• [RAW RECORDS]
• • • •

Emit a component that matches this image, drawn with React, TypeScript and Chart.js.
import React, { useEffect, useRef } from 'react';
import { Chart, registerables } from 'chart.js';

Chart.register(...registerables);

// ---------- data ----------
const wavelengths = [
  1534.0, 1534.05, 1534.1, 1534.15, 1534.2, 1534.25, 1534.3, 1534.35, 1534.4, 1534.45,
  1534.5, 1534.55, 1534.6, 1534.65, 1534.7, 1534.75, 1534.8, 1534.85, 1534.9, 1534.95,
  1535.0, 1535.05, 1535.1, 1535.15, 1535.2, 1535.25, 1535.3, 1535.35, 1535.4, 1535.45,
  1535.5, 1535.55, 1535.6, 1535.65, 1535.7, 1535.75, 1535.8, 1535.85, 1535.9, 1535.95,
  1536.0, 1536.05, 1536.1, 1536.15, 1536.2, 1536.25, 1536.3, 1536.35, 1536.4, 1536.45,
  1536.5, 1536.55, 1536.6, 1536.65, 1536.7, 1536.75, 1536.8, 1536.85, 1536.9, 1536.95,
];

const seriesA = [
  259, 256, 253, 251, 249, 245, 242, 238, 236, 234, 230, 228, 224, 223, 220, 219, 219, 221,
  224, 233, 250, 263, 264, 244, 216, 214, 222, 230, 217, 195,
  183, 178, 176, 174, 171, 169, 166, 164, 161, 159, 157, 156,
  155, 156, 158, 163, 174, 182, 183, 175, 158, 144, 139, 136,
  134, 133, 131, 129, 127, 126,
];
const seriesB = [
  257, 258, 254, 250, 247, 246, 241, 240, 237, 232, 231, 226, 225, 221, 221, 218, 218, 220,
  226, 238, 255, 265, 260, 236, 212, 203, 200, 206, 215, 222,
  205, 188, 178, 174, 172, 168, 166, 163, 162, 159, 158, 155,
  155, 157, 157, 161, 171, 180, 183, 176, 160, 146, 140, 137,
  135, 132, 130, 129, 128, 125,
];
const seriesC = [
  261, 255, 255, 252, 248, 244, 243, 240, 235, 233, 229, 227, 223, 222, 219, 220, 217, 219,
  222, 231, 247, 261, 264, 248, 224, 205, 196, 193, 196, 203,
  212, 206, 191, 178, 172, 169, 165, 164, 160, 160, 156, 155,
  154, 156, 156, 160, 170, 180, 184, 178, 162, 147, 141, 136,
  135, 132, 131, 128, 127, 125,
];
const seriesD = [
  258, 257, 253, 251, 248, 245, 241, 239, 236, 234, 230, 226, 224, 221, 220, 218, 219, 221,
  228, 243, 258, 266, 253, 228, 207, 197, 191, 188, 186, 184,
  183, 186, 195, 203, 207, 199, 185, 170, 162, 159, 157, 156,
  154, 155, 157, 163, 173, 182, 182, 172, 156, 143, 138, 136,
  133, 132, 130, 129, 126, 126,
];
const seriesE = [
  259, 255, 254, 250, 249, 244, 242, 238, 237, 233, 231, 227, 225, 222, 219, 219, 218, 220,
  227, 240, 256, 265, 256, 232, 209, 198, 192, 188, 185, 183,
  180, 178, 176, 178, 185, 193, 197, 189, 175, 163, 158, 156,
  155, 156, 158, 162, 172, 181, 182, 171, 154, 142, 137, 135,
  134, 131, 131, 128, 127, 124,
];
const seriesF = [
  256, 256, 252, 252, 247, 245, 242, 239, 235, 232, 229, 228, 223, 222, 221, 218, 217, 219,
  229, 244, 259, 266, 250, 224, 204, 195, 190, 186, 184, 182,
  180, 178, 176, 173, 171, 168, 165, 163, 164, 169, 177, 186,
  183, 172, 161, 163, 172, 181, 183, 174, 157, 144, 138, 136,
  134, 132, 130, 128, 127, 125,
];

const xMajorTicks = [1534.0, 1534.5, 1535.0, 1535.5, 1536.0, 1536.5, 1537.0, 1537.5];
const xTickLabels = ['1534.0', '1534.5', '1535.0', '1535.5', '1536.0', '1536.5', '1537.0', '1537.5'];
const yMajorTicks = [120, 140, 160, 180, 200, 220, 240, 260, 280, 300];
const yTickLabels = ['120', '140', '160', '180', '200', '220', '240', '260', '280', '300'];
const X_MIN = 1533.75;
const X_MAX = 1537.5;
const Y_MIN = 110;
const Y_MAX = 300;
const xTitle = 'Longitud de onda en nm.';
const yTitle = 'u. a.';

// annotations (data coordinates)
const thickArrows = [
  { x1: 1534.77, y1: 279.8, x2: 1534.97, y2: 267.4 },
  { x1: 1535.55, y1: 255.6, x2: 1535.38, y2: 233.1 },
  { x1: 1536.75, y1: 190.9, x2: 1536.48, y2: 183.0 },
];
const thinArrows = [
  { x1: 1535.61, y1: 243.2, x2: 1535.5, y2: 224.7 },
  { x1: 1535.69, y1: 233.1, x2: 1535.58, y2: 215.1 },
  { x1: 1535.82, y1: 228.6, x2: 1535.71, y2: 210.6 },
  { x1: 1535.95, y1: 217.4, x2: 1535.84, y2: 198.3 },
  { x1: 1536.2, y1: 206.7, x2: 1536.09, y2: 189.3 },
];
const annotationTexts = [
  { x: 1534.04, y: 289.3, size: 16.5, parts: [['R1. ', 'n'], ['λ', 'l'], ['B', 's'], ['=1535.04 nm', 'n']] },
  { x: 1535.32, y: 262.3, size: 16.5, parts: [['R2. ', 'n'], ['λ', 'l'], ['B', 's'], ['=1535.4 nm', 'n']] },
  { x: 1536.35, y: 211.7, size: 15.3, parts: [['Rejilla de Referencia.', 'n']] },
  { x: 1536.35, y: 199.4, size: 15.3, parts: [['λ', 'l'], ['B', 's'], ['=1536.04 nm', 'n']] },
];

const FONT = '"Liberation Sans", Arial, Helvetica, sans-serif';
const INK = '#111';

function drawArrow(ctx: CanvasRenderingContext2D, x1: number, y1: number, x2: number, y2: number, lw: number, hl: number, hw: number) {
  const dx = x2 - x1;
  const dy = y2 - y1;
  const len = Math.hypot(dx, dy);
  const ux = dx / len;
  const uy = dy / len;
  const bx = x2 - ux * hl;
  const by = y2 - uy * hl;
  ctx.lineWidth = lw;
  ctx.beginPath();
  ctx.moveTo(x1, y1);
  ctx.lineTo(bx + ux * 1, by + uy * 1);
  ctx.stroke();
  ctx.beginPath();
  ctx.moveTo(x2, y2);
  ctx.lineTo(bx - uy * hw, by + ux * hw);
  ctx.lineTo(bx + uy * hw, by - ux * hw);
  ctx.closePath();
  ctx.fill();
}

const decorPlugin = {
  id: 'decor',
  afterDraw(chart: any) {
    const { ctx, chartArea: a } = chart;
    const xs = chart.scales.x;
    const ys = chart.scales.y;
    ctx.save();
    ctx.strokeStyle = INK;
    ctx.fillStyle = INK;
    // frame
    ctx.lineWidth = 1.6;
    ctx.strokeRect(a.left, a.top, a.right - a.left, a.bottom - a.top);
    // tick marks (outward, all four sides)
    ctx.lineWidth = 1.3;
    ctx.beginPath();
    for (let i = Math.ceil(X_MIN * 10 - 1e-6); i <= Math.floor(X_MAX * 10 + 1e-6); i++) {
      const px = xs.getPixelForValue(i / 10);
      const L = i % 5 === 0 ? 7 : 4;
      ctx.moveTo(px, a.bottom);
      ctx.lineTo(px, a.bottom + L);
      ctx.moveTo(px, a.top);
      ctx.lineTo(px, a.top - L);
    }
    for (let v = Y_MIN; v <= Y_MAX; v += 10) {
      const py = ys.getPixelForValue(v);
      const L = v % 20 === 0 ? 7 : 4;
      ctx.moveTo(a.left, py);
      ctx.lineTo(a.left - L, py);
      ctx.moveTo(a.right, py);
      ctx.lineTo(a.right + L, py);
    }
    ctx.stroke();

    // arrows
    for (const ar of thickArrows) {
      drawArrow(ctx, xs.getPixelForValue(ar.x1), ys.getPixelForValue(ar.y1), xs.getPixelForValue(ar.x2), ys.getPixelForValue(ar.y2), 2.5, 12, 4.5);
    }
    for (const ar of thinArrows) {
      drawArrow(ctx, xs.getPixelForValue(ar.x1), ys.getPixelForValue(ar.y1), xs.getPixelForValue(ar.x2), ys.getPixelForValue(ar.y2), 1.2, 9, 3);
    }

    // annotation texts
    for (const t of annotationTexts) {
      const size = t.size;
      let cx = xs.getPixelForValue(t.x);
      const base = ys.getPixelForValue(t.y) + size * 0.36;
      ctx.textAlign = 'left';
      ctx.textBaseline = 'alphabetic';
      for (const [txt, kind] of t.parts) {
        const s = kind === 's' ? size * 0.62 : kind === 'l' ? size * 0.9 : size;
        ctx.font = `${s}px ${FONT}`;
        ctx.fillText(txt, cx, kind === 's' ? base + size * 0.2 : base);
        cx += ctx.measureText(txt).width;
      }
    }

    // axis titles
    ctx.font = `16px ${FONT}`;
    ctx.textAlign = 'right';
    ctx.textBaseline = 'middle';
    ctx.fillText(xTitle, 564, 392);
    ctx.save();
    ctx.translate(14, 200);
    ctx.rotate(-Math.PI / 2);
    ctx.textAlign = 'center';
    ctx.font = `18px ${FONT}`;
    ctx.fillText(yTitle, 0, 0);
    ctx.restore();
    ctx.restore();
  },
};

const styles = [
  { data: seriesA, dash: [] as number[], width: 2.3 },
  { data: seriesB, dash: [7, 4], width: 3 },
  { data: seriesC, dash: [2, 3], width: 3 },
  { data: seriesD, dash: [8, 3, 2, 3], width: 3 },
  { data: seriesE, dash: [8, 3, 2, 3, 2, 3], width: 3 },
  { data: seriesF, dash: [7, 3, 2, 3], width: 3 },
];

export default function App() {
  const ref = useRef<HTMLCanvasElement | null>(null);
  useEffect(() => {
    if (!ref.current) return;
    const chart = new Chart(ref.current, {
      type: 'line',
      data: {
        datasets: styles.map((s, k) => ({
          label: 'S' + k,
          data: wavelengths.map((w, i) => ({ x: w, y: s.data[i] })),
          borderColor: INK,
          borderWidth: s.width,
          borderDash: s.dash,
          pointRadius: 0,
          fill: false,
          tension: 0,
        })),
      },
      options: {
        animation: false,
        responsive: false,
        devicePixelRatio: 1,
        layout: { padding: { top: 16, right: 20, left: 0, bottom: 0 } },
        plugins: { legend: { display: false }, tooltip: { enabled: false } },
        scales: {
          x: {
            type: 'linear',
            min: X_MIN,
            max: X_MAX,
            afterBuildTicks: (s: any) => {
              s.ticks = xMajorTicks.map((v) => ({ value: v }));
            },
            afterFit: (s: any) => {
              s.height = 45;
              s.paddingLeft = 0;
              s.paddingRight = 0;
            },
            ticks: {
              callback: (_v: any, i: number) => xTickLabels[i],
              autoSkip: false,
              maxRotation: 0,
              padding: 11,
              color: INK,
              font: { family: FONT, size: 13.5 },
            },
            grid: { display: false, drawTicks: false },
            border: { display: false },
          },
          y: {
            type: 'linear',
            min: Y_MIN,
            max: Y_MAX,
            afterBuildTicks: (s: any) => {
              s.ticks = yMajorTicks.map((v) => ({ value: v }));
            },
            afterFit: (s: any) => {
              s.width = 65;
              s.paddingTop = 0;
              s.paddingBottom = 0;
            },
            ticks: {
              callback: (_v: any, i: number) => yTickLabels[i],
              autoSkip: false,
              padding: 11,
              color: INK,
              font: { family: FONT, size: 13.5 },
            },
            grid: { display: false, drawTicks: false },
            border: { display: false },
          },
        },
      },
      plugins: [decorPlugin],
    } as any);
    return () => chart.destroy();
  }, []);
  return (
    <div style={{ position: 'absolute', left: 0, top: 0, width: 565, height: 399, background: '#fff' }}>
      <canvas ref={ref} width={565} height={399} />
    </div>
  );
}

• • • •

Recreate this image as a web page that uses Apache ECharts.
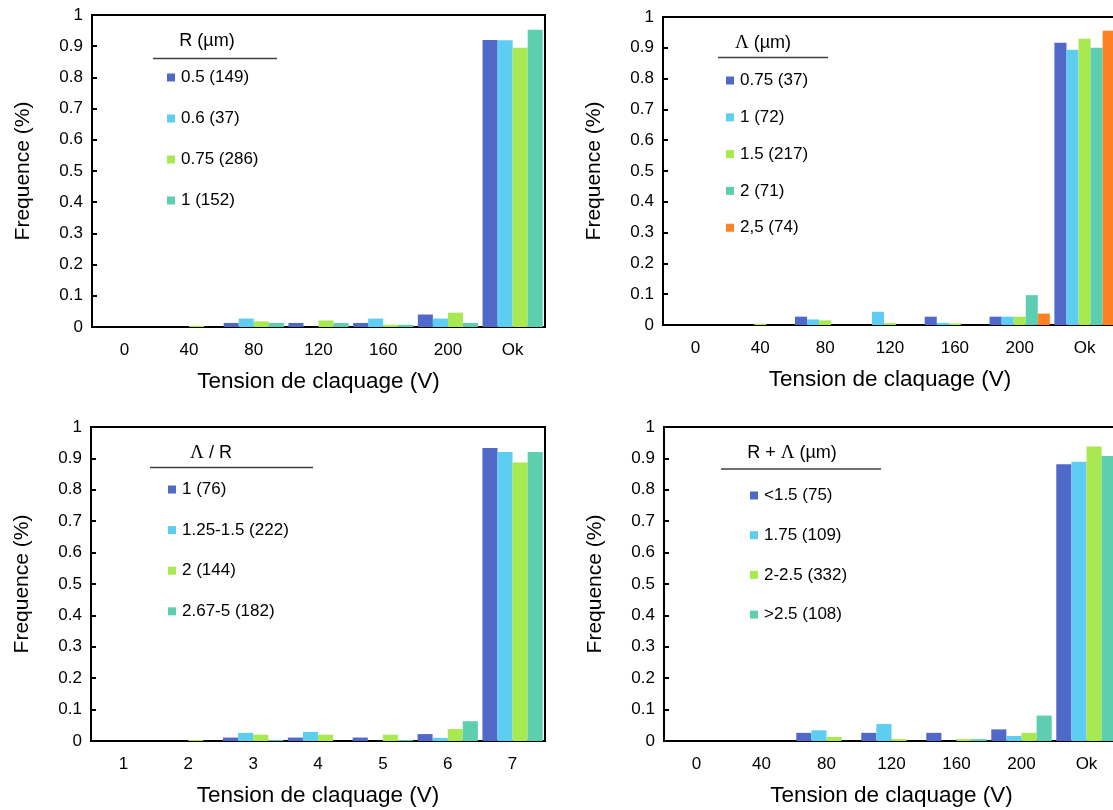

• • • •

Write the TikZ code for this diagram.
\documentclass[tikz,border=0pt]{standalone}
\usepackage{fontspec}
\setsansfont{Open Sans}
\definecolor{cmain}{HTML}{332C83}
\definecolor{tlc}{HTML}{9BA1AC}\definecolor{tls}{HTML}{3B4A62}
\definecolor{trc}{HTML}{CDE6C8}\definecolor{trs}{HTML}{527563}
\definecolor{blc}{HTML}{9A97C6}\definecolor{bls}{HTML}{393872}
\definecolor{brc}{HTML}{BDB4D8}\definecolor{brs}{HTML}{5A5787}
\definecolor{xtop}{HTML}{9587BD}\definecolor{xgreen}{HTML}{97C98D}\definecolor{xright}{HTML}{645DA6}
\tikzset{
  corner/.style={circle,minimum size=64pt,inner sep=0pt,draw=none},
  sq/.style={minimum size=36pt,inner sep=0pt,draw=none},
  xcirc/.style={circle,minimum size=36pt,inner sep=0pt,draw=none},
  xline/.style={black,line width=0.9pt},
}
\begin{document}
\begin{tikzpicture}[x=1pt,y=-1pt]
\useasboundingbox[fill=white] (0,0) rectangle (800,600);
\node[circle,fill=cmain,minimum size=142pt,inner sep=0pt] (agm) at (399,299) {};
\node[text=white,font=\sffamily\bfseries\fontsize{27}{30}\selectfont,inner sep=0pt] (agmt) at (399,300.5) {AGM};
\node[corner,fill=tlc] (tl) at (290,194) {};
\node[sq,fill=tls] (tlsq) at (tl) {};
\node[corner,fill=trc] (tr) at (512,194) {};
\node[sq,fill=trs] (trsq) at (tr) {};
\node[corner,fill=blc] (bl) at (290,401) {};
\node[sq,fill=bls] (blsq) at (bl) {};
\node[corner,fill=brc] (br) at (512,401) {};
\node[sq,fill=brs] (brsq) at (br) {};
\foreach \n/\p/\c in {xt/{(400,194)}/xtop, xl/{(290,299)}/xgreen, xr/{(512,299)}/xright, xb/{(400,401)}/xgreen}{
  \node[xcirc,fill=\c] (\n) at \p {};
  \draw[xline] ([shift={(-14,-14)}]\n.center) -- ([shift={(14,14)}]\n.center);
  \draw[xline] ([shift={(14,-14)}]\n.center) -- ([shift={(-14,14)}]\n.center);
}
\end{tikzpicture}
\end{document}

• • • •

Search the data for "image". Copy every line that has it.

Emit a component that matches this image, drawn with React, TypeScript and Chart.js.
Recreate this image as a web page that uses Apache ECharts.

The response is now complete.